The Real Access Alliance, an umbrella group of major real estate owners, sought to preempt the rules this month with voluntary pledges of guaranteed building access for some new competitors where tenants request service. Though the upstart companies have dismissed the commitments as inadequate and unenforceable, FCC officials hope a continuing dialogue will produce agreement.

That approach would clearly relieve pressure in Congress.

"The commission lacks any express statutory authority to take up this matter itself," Rep. John D. Dingell (D-Mich.), ranking minority member on the House Commerce Committee's telecommunications subcommittee, said in a letter sent last week to FCC Chairman William E. Kennard. "I hope you will give the private effort ample time to bear fruit."

As senior FCC officials see it, unless landlords open their doors to new telephone entrants, the market will remain dominated by the entrenched Bell companies, which still control the vast majority of wires reaching homes and businesses.

In a bid to bypass the Bells, new ventures such as Vienna-based Teligent have used the airwaves to transmit telephone service and high-speed Internet connections into buildings. But the upstarts need to place an antenna on the rooftop and tap into the internal wiring to deliver a dial tone.

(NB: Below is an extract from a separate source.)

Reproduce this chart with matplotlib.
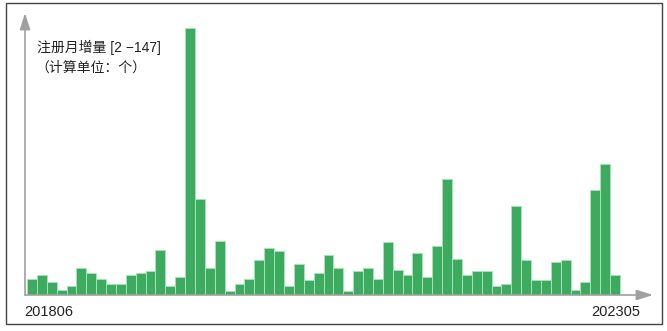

In filings to the FCC, the rival companies have argued that many landlords effectively delay or impede service with demands for expensive fees and engineering studies before they can gain access to buildings. Sometimes the landlords deny access altogether.

Property owners counter that they are simply seeking to safeguard their buildings and services for their tenants by ensuring there is no damage from installing antennas on rooftops or new wiring. The upstarts frequently boast to Wall Street of their success in negotiating their way into office buildings in major cities. The landlords say the companies are simply crying foul in the hopes of using the regulators to pry their way into more buildings at lower costs.

Ever since Congress adopted the landmark Telecommunications Act of 1996, which was aimed at deregulating the industry, such battles have raged, with the FCC playing referee. The FCC has mostly sided with the upstarts, forcing the Bell companies to lease key components of their networks to their rivals.

FCC officials see the battle over building access in the same context. When commission staff took up the issue last year, it considered imposing rules that would force landlords to provide access to the rival companies in exchange for fair compensation. But some commissioners voiced worries that the FCC would be on shaky legal ground if it sought to regulate landlords. Several members of Congress have since added their voices to that chorus.

Though sources said the FCC staff remains convinced that they have the authority to regulate landlords as part of their broad mandate to foster telecommunications competition, a negotiated resolution has become the more palatable approach.

Representatives for the competitive telephone companies said they remained confident the FCC would find a way to ease their path.

"Anything from the FCC is better than nothing," said Jonathan Askin, general counsel for the Association of Local Telecommunications Services, which represents the upstart companies. "It's going to advance the ball. We're convinced of that. It's going to send a message that, as a policy matter, the FCC believes that all carriers deserve nondiscriminatory access."